Во вполне обыденной советской городской среде строит свою жизнь и наш герой Юрий Шанибов. В семидесятые годы его более всего заботит и изматывает затянувшаяся подготовка к защите кандидатской диссертации (которая в системе советских вузов имела многоступенчатый, крайне ритуализованный и бюрократический характер). Шанибов надолго застревает в младших преподавателях с минимальным окладом. Выручает зарплата работающей продавцом жены – подобно большинству советских горожан, Шанибовы строят свою семью в условиях полной занятости по государственному найму. Семья Шанибовых со временем получает квартиру в обычном многоэтажном доме и живет в условиях усредненного достатка. Однако традиционные кавказские представления о соотношении гендерных ролей плюс кипучая натура Юрия Мухаммедовича едва ли позволяют ему чувствовать себя вполне реализовавшимся взрослым мужчиной. Напоминанием о несбывшихся надеждах шестидесятых годов служат фотографии из семейного альбома: молодой прокурор Шанибов в кабинете у телефона, за рулем служебного внедорожника Горьковского автозавода, в костюме и галстуке на официальном фото с доски почета.

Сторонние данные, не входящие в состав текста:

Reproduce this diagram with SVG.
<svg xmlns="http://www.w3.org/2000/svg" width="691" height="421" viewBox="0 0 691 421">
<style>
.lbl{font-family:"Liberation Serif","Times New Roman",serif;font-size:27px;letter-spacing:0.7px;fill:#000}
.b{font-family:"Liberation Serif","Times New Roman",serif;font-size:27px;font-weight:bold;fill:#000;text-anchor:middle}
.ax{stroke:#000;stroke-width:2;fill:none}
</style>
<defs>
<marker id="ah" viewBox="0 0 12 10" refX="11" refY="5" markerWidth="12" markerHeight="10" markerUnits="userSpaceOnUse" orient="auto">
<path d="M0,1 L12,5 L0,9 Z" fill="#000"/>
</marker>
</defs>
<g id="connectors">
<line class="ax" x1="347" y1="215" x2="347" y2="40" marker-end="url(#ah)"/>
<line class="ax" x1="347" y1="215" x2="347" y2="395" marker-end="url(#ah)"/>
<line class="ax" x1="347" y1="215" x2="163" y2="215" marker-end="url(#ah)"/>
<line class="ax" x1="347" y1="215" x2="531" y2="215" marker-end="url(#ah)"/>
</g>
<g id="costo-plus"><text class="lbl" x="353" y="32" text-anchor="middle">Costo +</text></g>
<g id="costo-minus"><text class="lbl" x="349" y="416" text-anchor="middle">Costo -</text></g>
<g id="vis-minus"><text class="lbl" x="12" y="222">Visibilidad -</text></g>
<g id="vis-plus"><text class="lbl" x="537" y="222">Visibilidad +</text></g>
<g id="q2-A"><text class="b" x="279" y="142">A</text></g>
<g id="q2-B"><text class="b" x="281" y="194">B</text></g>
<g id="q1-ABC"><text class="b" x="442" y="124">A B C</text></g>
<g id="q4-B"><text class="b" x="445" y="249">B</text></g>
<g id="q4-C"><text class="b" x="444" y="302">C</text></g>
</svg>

Настороженность старшей профессуры, порой переходящая в необъяснимую, на первый взгляд, враждебность к Шанибову, носила охранительно-превентивный характер. Нам нет никакого смысла вникать в давние перипетии академических интриг и тем более в формальные претензии к Шанибову. Это была полнейшая схоластика советского образца. Здесь интереснее будет отметить дивергентное расхождение в траекториях Шанибова и (отчего бы и нет?) его сверстника Пьера Бурдье. Конечно, академическая карьера Бурдье складывалась неизмеримо успешнее. Примерно в том же критическом для интеллектуала возрасте 35–40 лет, когда Шанибов сталкивается у себя в Нальчике с карьерными затруднениями и очевидно связанным с этим творческо-дискурсивным блоком, Бурдье посреди продолжающейся бурной перестройки интеллектуального поля своей страны взлетает на престижную высоту в Коллеж де Франс. Окрыленный эмоциональной энергией успеха, он одну за другой пишет работы, приносящие ему уже международную известность и репутацию ведущего критического интеллектуала Парижа. Наиболее смелой и критичной среди своих работ Бурдье считал социологическое исследование французского профессориата, не без доли сарказма озаглавленное «Гомо Академикус»[97].

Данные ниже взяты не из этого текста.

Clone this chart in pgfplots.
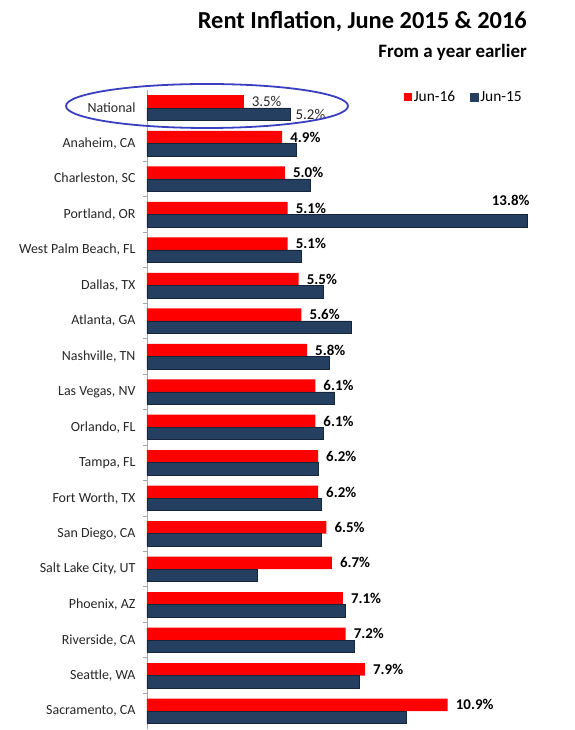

Наблюдения Бурдье касательно стратегий воспроизводства академической иерархии, включая центральный механизм длительного сдерживания и провинциализации более молодых претендентов путем навязывания схоластических «стандартов научности», особенно в растянутом на долгие годы процессе написания крайне трудоемких канонических диссертаций, вполне применимы и к анализу затруднений Юрия Шаннбова.

В действительности амбициозный молодой лектор из Нальчика, позволявший себе рассуждать перед студентами о творческом развитии марксизма и проблемах развитого социализма, олицетворял две угрозы консервативному профессориату: он либо метил в начальство, и тогда его прежним гонителям бы не поздоровилось, либо в публичные возмутители спокойствия, в случае чего профессориат не только бы изобличался в косности, но и мог быть заподозрен в недостатке политической бдительности. В обоих случаях разумнее было Шаннбова притормозить или даже подать предупредительный сигнал в органы госбезопасности, переложив политическую ответственность и вероятные «оргвыводы» на парторганы и чекистов.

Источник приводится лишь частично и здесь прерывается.